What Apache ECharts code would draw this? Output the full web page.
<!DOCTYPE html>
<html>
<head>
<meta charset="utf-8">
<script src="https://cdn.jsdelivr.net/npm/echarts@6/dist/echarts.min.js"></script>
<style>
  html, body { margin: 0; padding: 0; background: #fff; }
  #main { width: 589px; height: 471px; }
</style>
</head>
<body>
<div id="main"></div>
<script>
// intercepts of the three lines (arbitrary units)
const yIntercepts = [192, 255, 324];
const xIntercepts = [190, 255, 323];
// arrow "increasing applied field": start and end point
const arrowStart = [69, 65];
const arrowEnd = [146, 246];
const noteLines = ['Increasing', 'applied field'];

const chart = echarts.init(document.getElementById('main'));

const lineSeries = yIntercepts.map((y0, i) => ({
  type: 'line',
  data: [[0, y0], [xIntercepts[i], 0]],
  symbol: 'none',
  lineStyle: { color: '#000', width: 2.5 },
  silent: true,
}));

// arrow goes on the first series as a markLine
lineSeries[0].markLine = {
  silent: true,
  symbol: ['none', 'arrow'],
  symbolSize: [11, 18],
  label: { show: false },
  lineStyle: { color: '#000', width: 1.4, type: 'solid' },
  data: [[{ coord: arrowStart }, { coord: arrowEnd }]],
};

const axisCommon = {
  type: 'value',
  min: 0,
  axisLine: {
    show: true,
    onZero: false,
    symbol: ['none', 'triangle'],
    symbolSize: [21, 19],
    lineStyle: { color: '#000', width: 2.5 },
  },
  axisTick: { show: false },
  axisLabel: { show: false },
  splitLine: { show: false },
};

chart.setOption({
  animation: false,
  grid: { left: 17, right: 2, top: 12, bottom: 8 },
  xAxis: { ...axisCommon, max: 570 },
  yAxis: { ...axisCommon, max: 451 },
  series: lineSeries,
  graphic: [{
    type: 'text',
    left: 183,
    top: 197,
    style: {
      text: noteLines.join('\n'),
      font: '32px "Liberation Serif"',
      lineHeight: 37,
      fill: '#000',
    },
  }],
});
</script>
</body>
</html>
════════
Copy every line of the material, please, keeping it exactly the same.

What Apache ECharts code would draw this? Output the full web page.
<!DOCTYPE html>
<html>
<head>
<meta charset="utf-8">
<script src="https://cdn.jsdelivr.net/npm/echarts@6/dist/echarts.min.js"></script>
<style>
  html, body { margin: 0; padding: 0; background: #fff; }
  #main { width: 589px; height: 471px; }
</style>
</head>
<body>
<div id="main"></div>
<script>
// intercepts of the three lines (arbitrary units)
const yIntercepts = [192, 255, 324];
const xIntercepts = [190, 255, 323];
// arrow "increasing applied field": start and end point
const arrowStart = [69, 65];
const arrowEnd = [146, 246];
const noteLines = ['Increasing', 'applied field'];

const chart = echarts.init(document.getElementById('main'));

const lineSeries = yIntercepts.map((y0, i) => ({
  type: 'line',
  data: [[0, y0], [xIntercepts[i], 0]],
  symbol: 'none',
  lineStyle: { color: '#000', width: 2.5 },
  silent: true,
}));

// arrow goes on the first series as a markLine
lineSeries[0].markLine = {
  silent: true,
  symbol: ['none', 'arrow'],
  symbolSize: [11, 18],
  label: { show: false },
  lineStyle: { color: '#000', width: 1.4, type: 'solid' },
  data: [[{ coord: arrowStart }, { coord: arrowEnd }]],
};

const axisCommon = {
  type: 'value',
  min: 0,
  axisLine: {
    show: true,
    onZero: false,
    symbol: ['none', 'triangle'],
    symbolSize: [21, 19],
    lineStyle: { color: '#000', width: 2.5 },
  },
  axisTick: { show: false },
  axisLabel: { show: false },
  splitLine: { show: false },
};

chart.setOption({
  animation: false,
  grid: { left: 17, right: 2, top: 12, bottom: 8 },
  xAxis: { ...axisCommon, max: 570 },
  yAxis: { ...axisCommon, max: 451 },
  series: lineSeries,
  graphic: [{
    type: 'text',
    left: 183,
    top: 197,
    style: {
      text: noteLines.join('\n'),
      font: '32px "Liberation Serif"',
      lineHeight: 37,
      fill: '#000',
    },
  }],
});
</script>
</body>
</html>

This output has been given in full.